Monday, June 1, 2015

Day 173: Reflection

My district, for the last two years, has been utilizing differentiated supervision.  This means that some teachers get observed, some work on group projects and some work on individual projects in an effort to improve their teaching practice.  At the end of each year, we are to write a reflection on our experience.  I find this VERY meta since my project was this blog, which was itself a reflection.

While I know this is a bit early to post here since the year isn't over yet, I'm doing it anyway because I'm lazy and this is my blog.



My primary goal this year has been to create a safe space for my students.  I want it to be somewhere that allows them to explore mathematics as well as other topics they find important.  Academically, I’ve striven to emphasize 8 practices with all of my classes.
  
  1.  I can solve problems without giving up 
  2.  I can think about numbers in many ways 
  3.  I can explain my thinking and try to understand others 
  4.  I can show my work in many ways 
  5.  I can use math tools and tell why I chose them 
  6.  I can work carefully and check my work  
  7. I can use what I know to solve new problems
  8. I can solve problems by looking for rules and patterns
 

In an effort to put these practices to use as a modeling strategy, I have kept a daily reflective journal of my journey to become a better teacher.  I have written about lessons that went well and ones that flopped.  I have written about my philosophies of education and about interactions that I have had with students, both positive and negative.

I have shared my struggles and my triumphs with other teachers from around the world and received their input.  Dozens of teachers have reached out to me to express their gratitude for my writing, explaining that it sheds light on a very hard truth about teaching.

Teachers are expected to be perfect.  Each lesson is supposed to be amazing and ground-breaking.  We are supposed to work miracles with every student in our care and, if for any reason, those students don’t live up to various expectations, teachers are always to blame.  There is always something more that we SHOULD have done.  When it comes to the struggle of a single student, it is often forgotten that that struggling student is in a room with 29 other struggling students.

We are often Emilio Estevez, given a rag-tag team and expected to turn them into national champions.

We do what we can, but we are not perfect.

The purpose of my writing has been to share my failures and struggles in a public way that allows other teachers to know that they are not alone.  I give a peek into my classroom and into my head in a way that very few are comfortable doing (including myself.)  I offer a view into the daily struggles of a teacher who wants to be better.

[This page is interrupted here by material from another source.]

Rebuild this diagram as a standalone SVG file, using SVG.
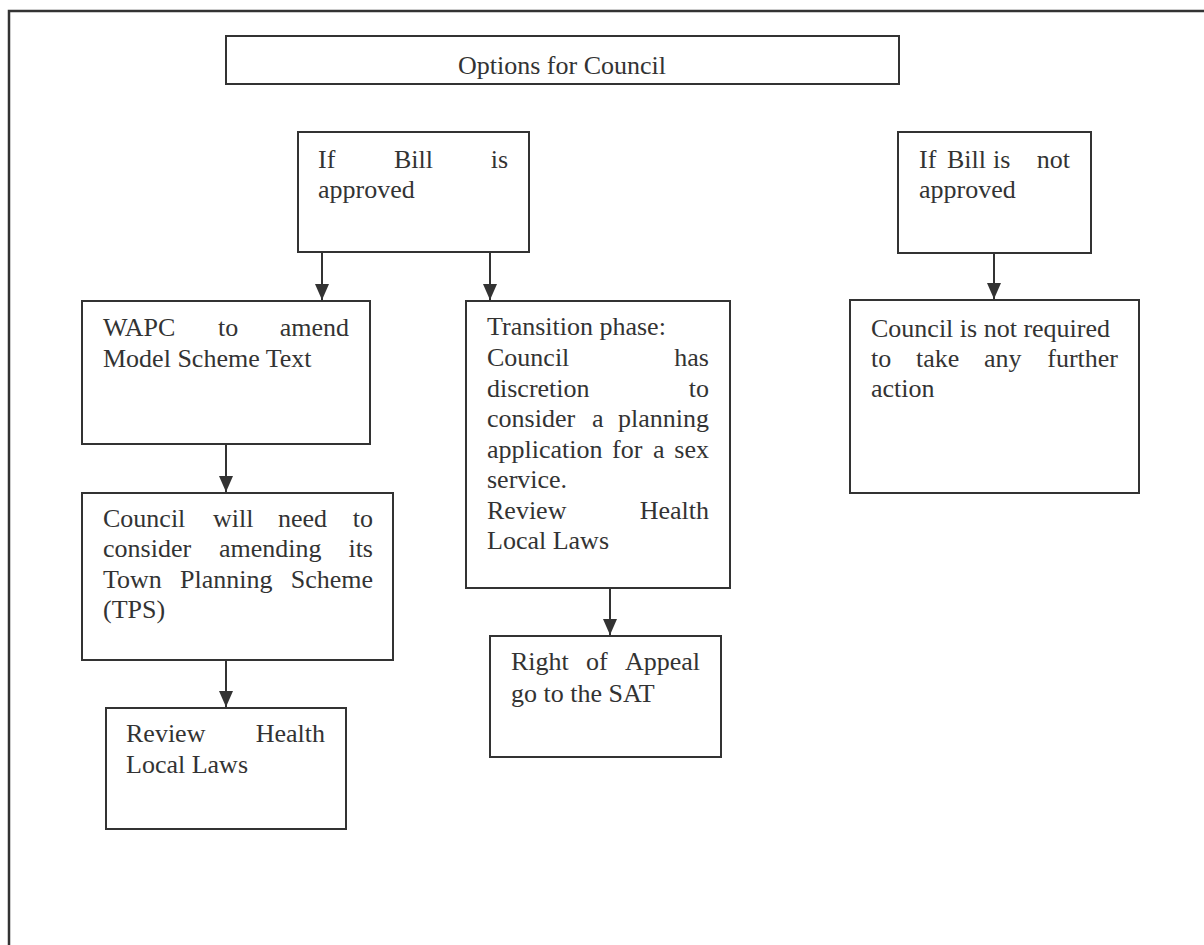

Why do I engage in this insanity?  Why, over the past two years, have I written enough to fill 10 novels on the subject of classroom teaching?  Why do I chronicle my struggle and put it out for the whole world to see?

I believe in the growth mindset.  I believe that in order to get better at something, we have to learn from our failures.  I believe that it’s alright to fail and that there is more growth from failure than from success.  I believe a student who starts the year with 50% proficiency and ends with 85% should be celebrated more than one who started with 90% and ended with 95%.

I believe in the growth mindset.

But I don’t practice it.

As I look back through what I have written this year, I notice a distinct lack of growth mindset in my own work.  I am terrified of failure.  I want my lessons to work the first time and every time.  By having two sections of the same class, I have an opportunity to test a lesson, tweak it and try it again.  I admit that I haven’t done that as much as I’ve wanted to or should have.
In addition, the journal has made me much more mindful of my actions in my classroom.  In both my interactions with students and lesson development, knowing that I will be writing and sharing it publicly has forced me to take a hard look at my thoughts and actions.  The idea of “I don’t want to have to write that I got into a screaming match with a 13-year old” has helped to keep me grounded on multiple occasions.

It has also forced me to remember that my students are still children.  They all come from complex and varied backgrounds.  They have their own struggles, their own goals and priorities.  Middle school is an insanely hard time to be a person and I’m not sure that we always do a great job of recognizing that.  As educators, we often think that education is the most important thing is life.

My journal, and the weekly chat that I moderate, has led to my being invited to speak at various others school and conferences, allowing me the opportunity to share my struggles and triumphs with educators, administrators and parents from around the country.  In October and November, I will be presenting at the National Council of Teachers of Mathematics on the topic of reflective practice.

I have made many mistakes this year.  I have had interactions with students and parents that I wish I could have done differently.  I am unable to do so.  What I am able to do is reflect on those interactions and learn from my mistakes so that I can have them be more productive the next time.

Improvement can never happen until we acknowledge our strengths and weaknesses.  In this way, I believe that keeping this journal has helped me to be a better teacher this year than last year.  I believe that it will help me to become a better teacher next year than I was this year.

I wish to continue to grow and improve.

Beyond that, I made paper unicorn horns today for a student game.